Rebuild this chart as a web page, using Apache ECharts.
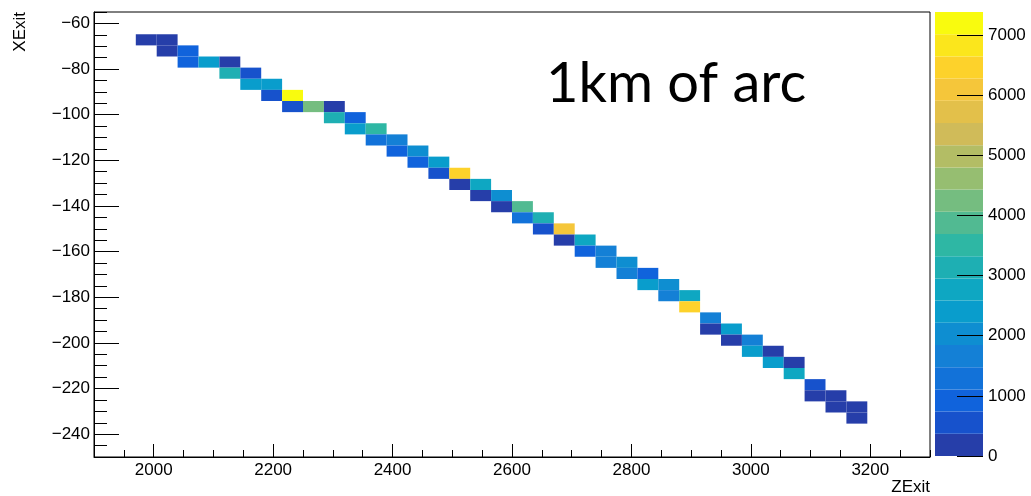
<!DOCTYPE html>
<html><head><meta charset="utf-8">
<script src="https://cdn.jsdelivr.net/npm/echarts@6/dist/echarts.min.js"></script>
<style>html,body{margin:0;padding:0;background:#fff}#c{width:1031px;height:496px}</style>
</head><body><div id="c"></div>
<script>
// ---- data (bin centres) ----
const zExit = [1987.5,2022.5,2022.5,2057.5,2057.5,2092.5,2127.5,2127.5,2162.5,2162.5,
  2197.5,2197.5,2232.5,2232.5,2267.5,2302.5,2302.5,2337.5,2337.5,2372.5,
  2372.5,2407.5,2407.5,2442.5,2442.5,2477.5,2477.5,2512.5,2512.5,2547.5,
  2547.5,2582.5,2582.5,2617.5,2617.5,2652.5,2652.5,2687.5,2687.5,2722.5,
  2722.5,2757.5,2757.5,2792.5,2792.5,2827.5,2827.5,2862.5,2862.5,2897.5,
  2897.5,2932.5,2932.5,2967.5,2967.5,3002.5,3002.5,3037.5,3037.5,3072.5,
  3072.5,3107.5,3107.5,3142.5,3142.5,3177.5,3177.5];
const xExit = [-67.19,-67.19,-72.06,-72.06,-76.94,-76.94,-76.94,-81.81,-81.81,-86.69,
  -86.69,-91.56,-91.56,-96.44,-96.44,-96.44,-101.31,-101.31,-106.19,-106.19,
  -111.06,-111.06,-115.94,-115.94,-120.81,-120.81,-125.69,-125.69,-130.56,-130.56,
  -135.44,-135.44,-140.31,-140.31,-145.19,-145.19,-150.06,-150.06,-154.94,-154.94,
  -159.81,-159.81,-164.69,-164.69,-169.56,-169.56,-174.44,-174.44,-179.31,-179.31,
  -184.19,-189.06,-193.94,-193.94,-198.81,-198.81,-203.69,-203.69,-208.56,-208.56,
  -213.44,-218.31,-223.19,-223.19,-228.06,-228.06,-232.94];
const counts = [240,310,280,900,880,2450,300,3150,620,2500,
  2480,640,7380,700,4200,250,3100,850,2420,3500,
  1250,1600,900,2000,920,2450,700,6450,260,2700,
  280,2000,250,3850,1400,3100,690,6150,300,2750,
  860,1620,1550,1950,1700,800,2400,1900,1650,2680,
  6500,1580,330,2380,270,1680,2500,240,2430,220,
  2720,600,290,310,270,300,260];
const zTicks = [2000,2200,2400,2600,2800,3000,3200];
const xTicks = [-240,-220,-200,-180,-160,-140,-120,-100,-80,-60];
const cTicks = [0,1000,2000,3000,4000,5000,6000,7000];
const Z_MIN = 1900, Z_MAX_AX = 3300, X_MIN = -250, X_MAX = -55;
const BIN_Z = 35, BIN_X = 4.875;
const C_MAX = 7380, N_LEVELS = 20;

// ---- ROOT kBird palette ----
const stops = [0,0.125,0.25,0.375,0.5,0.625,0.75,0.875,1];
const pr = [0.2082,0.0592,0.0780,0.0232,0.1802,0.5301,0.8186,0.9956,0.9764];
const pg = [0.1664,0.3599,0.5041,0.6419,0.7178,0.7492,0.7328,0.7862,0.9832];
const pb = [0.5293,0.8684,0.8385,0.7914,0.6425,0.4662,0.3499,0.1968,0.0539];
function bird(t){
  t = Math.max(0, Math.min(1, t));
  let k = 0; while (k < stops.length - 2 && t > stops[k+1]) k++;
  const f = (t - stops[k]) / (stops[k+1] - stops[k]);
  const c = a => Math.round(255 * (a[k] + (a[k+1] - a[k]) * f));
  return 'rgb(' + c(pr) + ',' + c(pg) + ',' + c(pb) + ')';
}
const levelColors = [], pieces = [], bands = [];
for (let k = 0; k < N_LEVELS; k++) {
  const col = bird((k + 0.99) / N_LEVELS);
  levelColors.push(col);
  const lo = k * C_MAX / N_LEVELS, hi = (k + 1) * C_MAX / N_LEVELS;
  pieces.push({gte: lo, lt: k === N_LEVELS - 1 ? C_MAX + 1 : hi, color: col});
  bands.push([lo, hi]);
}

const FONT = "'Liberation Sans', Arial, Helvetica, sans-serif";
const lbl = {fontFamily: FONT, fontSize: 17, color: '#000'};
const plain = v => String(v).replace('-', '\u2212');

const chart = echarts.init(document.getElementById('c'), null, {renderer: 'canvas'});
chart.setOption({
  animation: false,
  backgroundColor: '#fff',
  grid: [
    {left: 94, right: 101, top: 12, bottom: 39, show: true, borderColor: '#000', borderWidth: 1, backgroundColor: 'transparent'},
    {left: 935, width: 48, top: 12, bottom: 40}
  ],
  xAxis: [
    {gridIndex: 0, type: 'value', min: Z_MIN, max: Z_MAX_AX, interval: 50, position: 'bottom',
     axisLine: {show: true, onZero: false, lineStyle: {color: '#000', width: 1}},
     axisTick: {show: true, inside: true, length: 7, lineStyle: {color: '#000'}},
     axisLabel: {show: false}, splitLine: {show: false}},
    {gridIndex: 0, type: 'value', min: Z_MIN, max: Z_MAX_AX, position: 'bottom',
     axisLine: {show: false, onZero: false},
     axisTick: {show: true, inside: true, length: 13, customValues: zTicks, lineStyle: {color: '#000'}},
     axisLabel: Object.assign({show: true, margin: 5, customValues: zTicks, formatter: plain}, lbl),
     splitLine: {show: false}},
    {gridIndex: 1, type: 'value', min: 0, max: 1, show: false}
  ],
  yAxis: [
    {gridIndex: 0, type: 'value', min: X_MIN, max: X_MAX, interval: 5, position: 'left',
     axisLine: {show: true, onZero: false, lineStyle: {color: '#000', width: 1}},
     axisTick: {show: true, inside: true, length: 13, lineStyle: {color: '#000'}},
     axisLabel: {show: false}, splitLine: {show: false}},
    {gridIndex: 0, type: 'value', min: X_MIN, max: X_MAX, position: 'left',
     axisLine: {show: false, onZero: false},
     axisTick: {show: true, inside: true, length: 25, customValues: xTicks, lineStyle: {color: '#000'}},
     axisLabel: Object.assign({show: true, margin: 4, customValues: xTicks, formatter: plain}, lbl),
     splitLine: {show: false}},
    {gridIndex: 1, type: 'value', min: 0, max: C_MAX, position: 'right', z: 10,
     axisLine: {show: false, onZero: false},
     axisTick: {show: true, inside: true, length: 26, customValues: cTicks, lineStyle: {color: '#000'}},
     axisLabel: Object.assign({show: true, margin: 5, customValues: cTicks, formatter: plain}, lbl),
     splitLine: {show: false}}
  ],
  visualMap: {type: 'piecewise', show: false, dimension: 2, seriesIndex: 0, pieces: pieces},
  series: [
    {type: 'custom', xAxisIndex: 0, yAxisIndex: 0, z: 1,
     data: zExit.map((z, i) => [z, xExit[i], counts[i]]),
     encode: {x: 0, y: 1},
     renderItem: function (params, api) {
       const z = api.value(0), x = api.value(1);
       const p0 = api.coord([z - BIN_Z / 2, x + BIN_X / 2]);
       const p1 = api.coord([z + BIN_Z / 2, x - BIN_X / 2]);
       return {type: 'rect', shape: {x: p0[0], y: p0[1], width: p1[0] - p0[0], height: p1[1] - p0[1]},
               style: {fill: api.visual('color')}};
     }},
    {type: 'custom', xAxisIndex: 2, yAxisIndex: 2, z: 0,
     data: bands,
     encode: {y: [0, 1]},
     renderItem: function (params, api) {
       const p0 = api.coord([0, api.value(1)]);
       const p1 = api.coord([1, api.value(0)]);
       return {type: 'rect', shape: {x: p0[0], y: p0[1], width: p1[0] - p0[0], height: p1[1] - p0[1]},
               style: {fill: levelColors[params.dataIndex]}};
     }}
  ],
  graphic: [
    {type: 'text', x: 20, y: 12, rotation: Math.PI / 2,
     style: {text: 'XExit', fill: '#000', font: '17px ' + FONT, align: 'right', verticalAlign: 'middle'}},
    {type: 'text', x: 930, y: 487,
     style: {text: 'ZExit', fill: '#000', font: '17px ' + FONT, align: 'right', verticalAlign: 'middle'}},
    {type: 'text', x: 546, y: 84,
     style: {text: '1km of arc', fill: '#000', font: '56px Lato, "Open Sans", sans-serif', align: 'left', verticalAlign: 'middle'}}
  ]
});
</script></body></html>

-*-*-

**WRITTEN PROBLEM**
Write out exactly the lines between the start of the data and the line with "const C_MAX = 7380, N_LEVELS = 20;", including both, but none of the pictures.

**COMPLETE ANSWER**
Rebuild this chart as a web page, using Apache ECharts.
<!DOCTYPE html>
<html><head><meta charset="utf-8">
<script src="https://cdn.jsdelivr.net/npm/echarts@6/dist/echarts.min.js"></script>
<style>html,body{margin:0;padding:0;background:#fff}#c{width:1031px;height:496px}</style>
</head><body><div id="c"></div>
<script>
// ---- data (bin centres) ----
const zExit = [1987.5,2022.5,2022.5,2057.5,2057.5,2092.5,2127.5,2127.5,2162.5,2162.5,
  2197.5,2197.5,2232.5,2232.5,2267.5,2302.5,2302.5,2337.5,2337.5,2372.5,
  2372.5,2407.5,2407.5,2442.5,2442.5,2477.5,2477.5,2512.5,2512.5,2547.5,
  2547.5,2582.5,2582.5,2617.5,2617.5,2652.5,2652.5,2687.5,2687.5,2722.5,
  2722.5,2757.5,2757.5,2792.5,2792.5,2827.5,2827.5,2862.5,2862.5,2897.5,
  2897.5,2932.5,2932.5,2967.5,2967.5,3002.5,3002.5,3037.5,3037.5,3072.5,
  3072.5,3107.5,3107.5,3142.5,3142.5,3177.5,3177.5];
const xExit = [-67.19,-67.19,-72.06,-72.06,-76.94,-76.94,-76.94,-81.81,-81.81,-86.69,
  -86.69,-91.56,-91.56,-96.44,-96.44,-96.44,-101.31,-101.31,-106.19,-106.19,
  -111.06,-111.06,-115.94,-115.94,-120.81,-120.81,-125.69,-125.69,-130.56,-130.56,
  -135.44,-135.44,-140.31,-140.31,-145.19,-145.19,-150.06,-150.06,-154.94,-154.94,
  -159.81,-159.81,-164.69,-164.69,-169.56,-169.56,-174.44,-174.44,-179.31,-179.31,
  -184.19,-189.06,-193.94,-193.94,-198.81,-198.81,-203.69,-203.69,-208.56,-208.56,
  -213.44,-218.31,-223.19,-223.19,-228.06,-228.06,-232.94];
const counts = [240,310,280,900,880,2450,300,3150,620,2500,
  2480,640,7380,700,4200,250,3100,850,2420,3500,
  1250,1600,900,2000,920,2450,700,6450,260,2700,
  280,2000,250,3850,1400,3100,690,6150,300,2750,
  860,1620,1550,1950,1700,800,2400,1900,1650,2680,
  6500,1580,330,2380,270,1680,2500,240,2430,220,
  2720,600,290,310,270,300,260];
const zTicks = [2000,2200,2400,2600,2800,3000,3200];
const xTicks = [-240,-220,-200,-180,-160,-140,-120,-100,-80,-60];
const cTicks = [0,1000,2000,3000,4000,5000,6000,7000];
const Z_MIN = 1900, Z_MAX_AX = 3300, X_MIN = -250, X_MAX = -55;
const BIN_Z = 35, BIN_X = 4.875;
const C_MAX = 7380, N_LEVELS = 20;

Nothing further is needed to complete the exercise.